In covert communication, the method for the receiver to identify a special transaction is generally a transaction identification mechanism based on a fixed address or a transaction identification mechanism based on a data embedding algorithm, in which security risks are significant, and the calculations are complicated. In order to enable the receiver to accurately, safely, and quickly locate the special transaction where the sender hides secret information, some scholars have done relevant research. Tian et al. [27] proposed a new blockchain covert channel construction scheme-dynamic label chain, called “DLchain,” and it adopts a dynamic label mechanism to identify and screen transactions. In order to ensure the concealment of dynamic labels, a dynamic label generation algorithm based on the statistical distribution of real transaction data is designed. However, transactions must also be identified from vast amounts of data. While the security level is improved, the efficiency of recognition is not improved. Si et al. [28] proposed a transaction identification algorithm based on the dynamic label. The scheme uses the HMAC algorithm to construct a special address that carries label information so that the receiver can quickly identify special transactions that carry hidden information from the massive data of the blockchain ledger and realize the covert transmission of data in an open blockchain environment. Nevertheless, it does not fundamentally improve the efficiency of identification. Although the recognition process is optimized, it still has to undertake cumbersome screening tasks.

3. Preliminaries

3.1. Standard Script Type of Bitcoin

There are currently five standard script types that are used and accepted on the Bitcoin network for transactions. The standard script types include Pay-to-Public-Key (P2PK), Pay-to-Public-Key-Hash (P2PKH), Multi-Signature, Pay-to-Script-Hash (P2SH), and OP_RETURN [29]. Each different script type has a different transaction method on the Bitcoin blockchain. In addition to the above five types, in order to achieve segregated witness, the Bitcoin community has increased the transaction capacity of each block of Bitcoin by adding a new transaction script type bech32.

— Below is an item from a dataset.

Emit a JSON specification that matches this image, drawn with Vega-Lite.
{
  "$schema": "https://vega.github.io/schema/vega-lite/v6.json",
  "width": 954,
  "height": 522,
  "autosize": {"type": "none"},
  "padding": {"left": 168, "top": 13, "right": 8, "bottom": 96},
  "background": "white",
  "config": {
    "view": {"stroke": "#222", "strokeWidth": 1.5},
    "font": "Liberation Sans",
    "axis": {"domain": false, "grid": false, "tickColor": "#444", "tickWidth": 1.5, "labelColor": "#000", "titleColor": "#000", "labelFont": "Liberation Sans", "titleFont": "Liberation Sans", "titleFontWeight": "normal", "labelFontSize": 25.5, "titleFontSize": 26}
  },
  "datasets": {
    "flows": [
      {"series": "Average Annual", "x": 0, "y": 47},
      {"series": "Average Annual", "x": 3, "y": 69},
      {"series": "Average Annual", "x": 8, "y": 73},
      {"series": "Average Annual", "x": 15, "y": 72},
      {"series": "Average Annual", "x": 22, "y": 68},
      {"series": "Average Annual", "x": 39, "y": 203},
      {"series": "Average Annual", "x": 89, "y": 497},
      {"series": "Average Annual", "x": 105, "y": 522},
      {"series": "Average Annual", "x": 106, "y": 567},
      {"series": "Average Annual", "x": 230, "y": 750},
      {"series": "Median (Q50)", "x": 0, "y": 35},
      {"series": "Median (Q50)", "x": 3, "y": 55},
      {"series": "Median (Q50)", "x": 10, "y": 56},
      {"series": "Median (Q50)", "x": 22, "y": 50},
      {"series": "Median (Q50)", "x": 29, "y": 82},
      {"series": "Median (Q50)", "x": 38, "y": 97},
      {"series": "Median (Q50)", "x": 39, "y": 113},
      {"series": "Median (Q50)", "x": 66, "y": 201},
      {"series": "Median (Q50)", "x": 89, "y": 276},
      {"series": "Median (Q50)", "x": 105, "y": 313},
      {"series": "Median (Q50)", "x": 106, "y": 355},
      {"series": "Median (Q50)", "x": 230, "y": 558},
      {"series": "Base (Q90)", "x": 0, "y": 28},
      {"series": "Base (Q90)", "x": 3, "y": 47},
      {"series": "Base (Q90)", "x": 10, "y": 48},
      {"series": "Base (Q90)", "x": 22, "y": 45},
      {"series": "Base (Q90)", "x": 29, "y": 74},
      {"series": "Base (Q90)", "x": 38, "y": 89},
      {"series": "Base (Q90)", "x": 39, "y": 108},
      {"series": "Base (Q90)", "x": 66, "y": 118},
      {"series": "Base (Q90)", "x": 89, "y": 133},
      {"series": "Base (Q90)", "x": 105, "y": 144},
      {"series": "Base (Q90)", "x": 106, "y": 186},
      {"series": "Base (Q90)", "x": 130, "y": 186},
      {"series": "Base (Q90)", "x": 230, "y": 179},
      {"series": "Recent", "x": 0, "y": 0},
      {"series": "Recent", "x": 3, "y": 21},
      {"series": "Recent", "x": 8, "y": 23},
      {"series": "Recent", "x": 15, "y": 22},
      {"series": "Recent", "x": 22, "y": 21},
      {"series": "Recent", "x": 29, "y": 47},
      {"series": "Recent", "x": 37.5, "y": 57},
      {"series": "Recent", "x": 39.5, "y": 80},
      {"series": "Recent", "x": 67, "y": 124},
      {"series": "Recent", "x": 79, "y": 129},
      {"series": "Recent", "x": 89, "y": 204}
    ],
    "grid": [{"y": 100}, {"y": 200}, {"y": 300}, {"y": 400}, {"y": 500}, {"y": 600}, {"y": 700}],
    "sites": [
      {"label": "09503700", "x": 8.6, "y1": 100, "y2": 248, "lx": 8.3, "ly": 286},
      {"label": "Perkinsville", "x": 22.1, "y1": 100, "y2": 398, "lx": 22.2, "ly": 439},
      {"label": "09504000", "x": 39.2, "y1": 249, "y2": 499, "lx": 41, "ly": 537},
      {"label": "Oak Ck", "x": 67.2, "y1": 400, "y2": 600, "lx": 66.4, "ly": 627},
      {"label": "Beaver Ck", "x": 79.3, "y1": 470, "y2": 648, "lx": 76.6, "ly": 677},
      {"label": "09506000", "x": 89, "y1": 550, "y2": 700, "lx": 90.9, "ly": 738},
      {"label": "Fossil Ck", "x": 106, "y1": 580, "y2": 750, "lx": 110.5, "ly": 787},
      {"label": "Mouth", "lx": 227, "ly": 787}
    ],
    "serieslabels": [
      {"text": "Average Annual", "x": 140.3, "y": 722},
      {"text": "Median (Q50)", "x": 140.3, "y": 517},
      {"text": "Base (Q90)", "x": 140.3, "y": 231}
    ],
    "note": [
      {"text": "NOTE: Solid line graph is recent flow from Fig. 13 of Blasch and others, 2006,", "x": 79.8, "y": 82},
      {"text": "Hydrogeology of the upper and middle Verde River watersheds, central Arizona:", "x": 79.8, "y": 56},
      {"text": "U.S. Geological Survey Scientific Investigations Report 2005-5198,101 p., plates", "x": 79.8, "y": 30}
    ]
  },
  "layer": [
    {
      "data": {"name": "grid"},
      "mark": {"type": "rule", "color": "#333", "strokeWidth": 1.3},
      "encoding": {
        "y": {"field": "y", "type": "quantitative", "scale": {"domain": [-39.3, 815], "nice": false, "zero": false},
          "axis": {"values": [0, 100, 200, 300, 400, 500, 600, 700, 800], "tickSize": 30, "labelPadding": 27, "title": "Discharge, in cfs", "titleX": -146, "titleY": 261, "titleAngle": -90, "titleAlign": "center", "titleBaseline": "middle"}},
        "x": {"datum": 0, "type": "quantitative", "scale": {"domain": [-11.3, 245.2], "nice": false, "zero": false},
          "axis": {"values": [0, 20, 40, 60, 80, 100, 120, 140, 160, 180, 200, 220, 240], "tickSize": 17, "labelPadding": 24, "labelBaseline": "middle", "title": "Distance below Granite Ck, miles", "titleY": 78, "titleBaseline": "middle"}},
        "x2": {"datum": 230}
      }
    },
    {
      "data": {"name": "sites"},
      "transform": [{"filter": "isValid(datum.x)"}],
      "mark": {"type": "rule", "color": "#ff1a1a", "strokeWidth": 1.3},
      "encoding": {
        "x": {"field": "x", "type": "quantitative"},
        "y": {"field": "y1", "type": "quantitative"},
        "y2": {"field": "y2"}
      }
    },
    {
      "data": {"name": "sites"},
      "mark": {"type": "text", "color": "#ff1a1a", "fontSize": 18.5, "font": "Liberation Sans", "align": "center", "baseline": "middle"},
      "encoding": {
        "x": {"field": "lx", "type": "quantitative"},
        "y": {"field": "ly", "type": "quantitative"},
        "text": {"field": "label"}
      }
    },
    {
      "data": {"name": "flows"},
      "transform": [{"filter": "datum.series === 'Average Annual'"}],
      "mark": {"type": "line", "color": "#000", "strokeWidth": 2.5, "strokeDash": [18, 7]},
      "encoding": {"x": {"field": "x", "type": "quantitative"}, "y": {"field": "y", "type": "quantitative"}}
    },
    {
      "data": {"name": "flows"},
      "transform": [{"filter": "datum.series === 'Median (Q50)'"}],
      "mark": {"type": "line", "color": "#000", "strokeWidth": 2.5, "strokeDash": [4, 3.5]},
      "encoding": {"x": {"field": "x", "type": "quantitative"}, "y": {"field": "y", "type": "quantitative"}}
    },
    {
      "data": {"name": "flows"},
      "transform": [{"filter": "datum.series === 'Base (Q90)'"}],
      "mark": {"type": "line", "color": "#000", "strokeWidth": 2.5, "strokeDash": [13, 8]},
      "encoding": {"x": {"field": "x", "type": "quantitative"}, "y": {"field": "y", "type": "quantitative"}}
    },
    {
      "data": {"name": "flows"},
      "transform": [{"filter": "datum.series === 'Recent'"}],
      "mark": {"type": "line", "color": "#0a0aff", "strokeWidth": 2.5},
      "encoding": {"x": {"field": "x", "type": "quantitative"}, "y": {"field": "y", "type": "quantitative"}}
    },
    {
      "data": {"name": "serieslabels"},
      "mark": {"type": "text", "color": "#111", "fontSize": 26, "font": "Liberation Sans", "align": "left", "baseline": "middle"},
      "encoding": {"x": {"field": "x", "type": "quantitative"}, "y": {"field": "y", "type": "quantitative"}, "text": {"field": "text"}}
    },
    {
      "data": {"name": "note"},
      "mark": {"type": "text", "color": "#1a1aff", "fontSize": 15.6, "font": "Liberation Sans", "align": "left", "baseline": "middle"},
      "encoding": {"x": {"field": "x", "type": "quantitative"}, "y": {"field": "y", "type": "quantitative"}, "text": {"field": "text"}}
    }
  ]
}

Bitcoin addresses are divided into three types. The first is the P2PKH format. This address starts with the number “1” and is the most common address format in Bitcoin, such as “1xxxxxx....” The second is the P2SH format, the address starts with “3,” such as: “3xxxxxx....” The last is the Bech32 format, which starts with “bc1,” such as “bc1xxxxxx....” This format is an address format specially developed for Segregated Witness. Through a macro analysis of the usage of each address, the P2PKH format addresses have a large number of users and a large number of transactions. In order to hide information safely, the address in P2PKH format with the most users is selected to construct a covert channel. The process of generating this address is shown in Figure 1.

To generate a bitcoin address in P2PKH format, first, randomly generate the 256-bit binary number and use it as a private key. Then, use the private key to generate the public key through the SECP256k1 algorithm, and use the public key to generate the public key hash through the SHA256 algorithm and the RIPEMD160 algorithm. 0×00 is the version number of the P2PKH format address. Perform the double SHA256 algorithm on the public key hash and extract the first four bytes as the check code. Finally, the combined version number, public key hash, and check code are encoded by Base58 to generate a new bitcoin address.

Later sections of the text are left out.